What to say: On yest sobaku na futbole! Russian - He’s eating a dog on football (he’s gained a lot of skill in playing football).

Život je pes! Czech - Life is a dog (life is a bitch).

Umiera jak pies pod płotem! Polish - He dies like a dog under the fence (no one cares what happens to him).



Outliers

(Credit: Getty Images)

And then there are some Euro languages that go their own way. In North Macedonia, the word for dog is kuče and is related to the Hungarian word for dog, kutya. Both derive from the ancient Proto-Turkic language and are thought to be onomatopoeic, which is when a word sounds like the thing it describes. In this case, dogs in North Macedonia and Hungary, instead of saying ‘woof’, make a sound like ‘kutcha’.  

There’s a linguistic link between Hungarian and Finnish, so it might be that the Finnish dog, koira, is also related. Then there’s the Turkish word for dog, köpek - possibly a member of the same distant language family.

Closer to home, it’s a surprise that Spanish dogs answer to perro rather than following the rest of their Romance language neighbours. But where does perro come from? That’s a bit of a mystery. It could be from an ancient Iberian word, or possibly it’s from a command given by hunters to their dogs - the equivalent of calling your dog ‘Go on, my son!’
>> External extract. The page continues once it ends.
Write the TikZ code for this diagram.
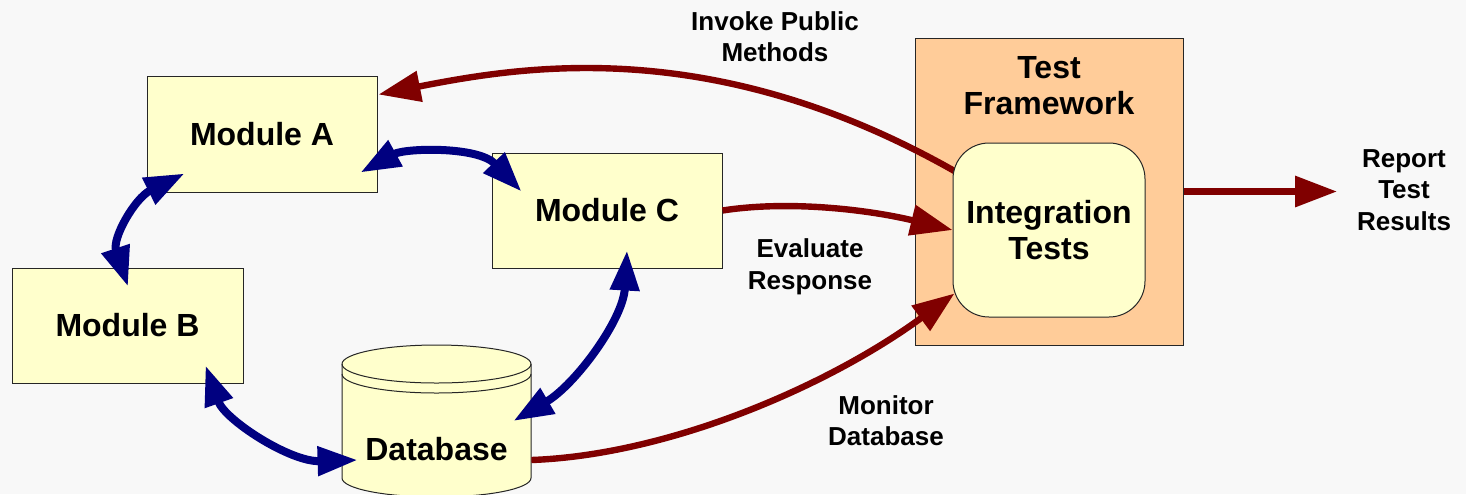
\documentclass[tikz,border=0pt]{standalone}
\usepackage{fontspec}
\setmainfont{Liberation Sans}
\usetikzlibrary{arrows.meta,calc}

\definecolor{bgcol}{HTML}{F8F8F8}
\definecolor{boxfill}{HTML}{FFFFCC}
\definecolor{fwfill}{HTML}{FFCC99}
\definecolor{edgecol}{HTML}{262626}
\definecolor{navyarrow}{HTML}{000080}
\definecolor{maroonarrow}{HTML}{800000}

\pgfdeclarelayer{under}
\pgfsetlayers{under,main}

\begin{document}
\begin{tikzpicture}[x=0.5pt,y=-0.5pt,
  module/.style={draw=edgecol, line width=0.5pt, fill=boxfill, inner sep=0pt,
    align=center, font=\fontsize{16}{18}\selectfont\bfseries},
  heading/.style={inner sep=0pt, align=center, font=\fontsize{16}{18}\selectfont\bfseries},
  caption/.style={inner sep=0pt, align=center, font=\fontsize{13}{15.75}\selectfont\bfseries},
  link/.style={navyarrow, line width=4pt,
    {Triangle[length=20pt,width=14pt]}-{Triangle[length=20pt,width=14pt]}},
  flow/.style={maroonarrow, line width=3.2pt, -{Triangle[length=21pt,width=15pt]}}]

\useasboundingbox (0,0) rectangle (1466,494);

% canvas and framework frame
\begin{pgfonlayer}{under}
  \fill[bgcol] (0,0) rectangle (1466,494);
  \node[draw=edgecol, line width=0.5pt, fill=fwfill, minimum width=134pt,
        minimum height=153.5pt] (TF) at (1049,191.5) {};
\end{pgfonlayer}
\node[heading] (tftitle) at (1049,86) {Test\\Framework};

% modules
\node[module, minimum width=115pt, minimum height=58pt] (A) at (262,134) {Module A};
\node[module, minimum width=115.5pt, minimum height=57.5pt] (B) at (127.5,325.5) {Module B};
\node[module, minimum width=115pt, minimum height=57.5pt] (C) at (607,210.5) {Module C};

% database cylinder
\node[minimum width=94.5pt, minimum height=76pt, inner sep=0pt] (db) at (436.5,421) {};
\path[fill=boxfill, draw=edgecol, line width=0.5pt]
  (342,364) -- (342,478)
  arc[start angle=180, end angle=360, x radius=47.25pt, y radius=9.5pt]
  -- (531,364)
  arc[start angle=0, end angle=180, x radius=47.25pt, y radius=9.5pt] -- cycle;
\draw[edgecol, line width=0.5pt]
  (342,364) arc[start angle=180, end angle=360, x radius=47.25pt, y radius=9.5pt];
\draw[edgecol, line width=0.5pt]
  (342,374) arc[start angle=180, end angle=360, x radius=47.25pt, y radius=9.5pt];
\node[heading] (dblabel) at (436.5,449) {Database};

% integration tests
\node[module, rounded corners=18pt, minimum width=96pt, minimum height=87pt]
  (IT) at (1049,230) {Integration\\Tests};

% captions
\node[caption] (invoke) at (775,36.5) {Invoke Public\\Methods};
\node[caption] (evaluate) at (810,267) {Evaluate\\Response};
\node[caption] (monitor) at (886,420.5) {Monitor\\Database};
\node[caption] (report) at (1404,190) {Report\\Test\\Results};
\coordinate (reportend) at (1337,191.5);

% calls from the framework, passing behind the test box
\begin{pgfonlayer}{under}
  \draw[flow] ($(IT.center)+(-74,-47)$) .. controls (725,33) and (528,65) ..
    ($(A.north east)+(1,19)$);
\end{pgfonlayer}

% module interactions
\draw[link] ($(A.south east)+(-17,-20)$) .. controls (405,148) and (478,146) ..
  ($(C.north west)+(30,39)$);
\draw[link] ($(A.south west)+(38,-19)$) .. controls (135,198) and (112,238) ..
  ($(B.north)+(0.5,19)$);
\draw[link] ($(B.south east)+(-38,-18)$) .. controls (225,420) and (290,462) ..
  ($(db.west)+(16,39)$);
\draw[link] ($(C.south)+(20,-18)$) .. controls (623,320) and (575,385) ..
  ($(db.east)+(-18,0)$);

% test flows
\draw[flow] (C.east) .. controls (790,200) and (870,210) .. (IT.west);
\draw[flow] ($(db.east)+(0,39)$) .. controls (670,455) and (830,385) ..
  ($(IT.south west)+(2,-24)$);
\draw[flow] (TF.east) -- (reportend);

\end{tikzpicture}
\end{document}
What to say: Koirat haukkuu ja karavaani kulkee! Finnish - The dogs are barking but the train keeps going (don’t let criticism hold you back).

Kutyaból nem lesz szalonna! Hungarian - You can’t make bacon out of a dog (a leopard can’t change its spots).

Tabakhanede köpek boku mu yetiştiriyorsun? Turkish - Are you trying to get your dog poo to the tannery? (This idiom refers to the habit of collecting poo to help in the process of leather-working in pre-modern times. It means ‘What’s the hurry?’)

A otro perro con ese hueso! Spanish - Go to another dog with that bone (give me a break, I’ve heard that before).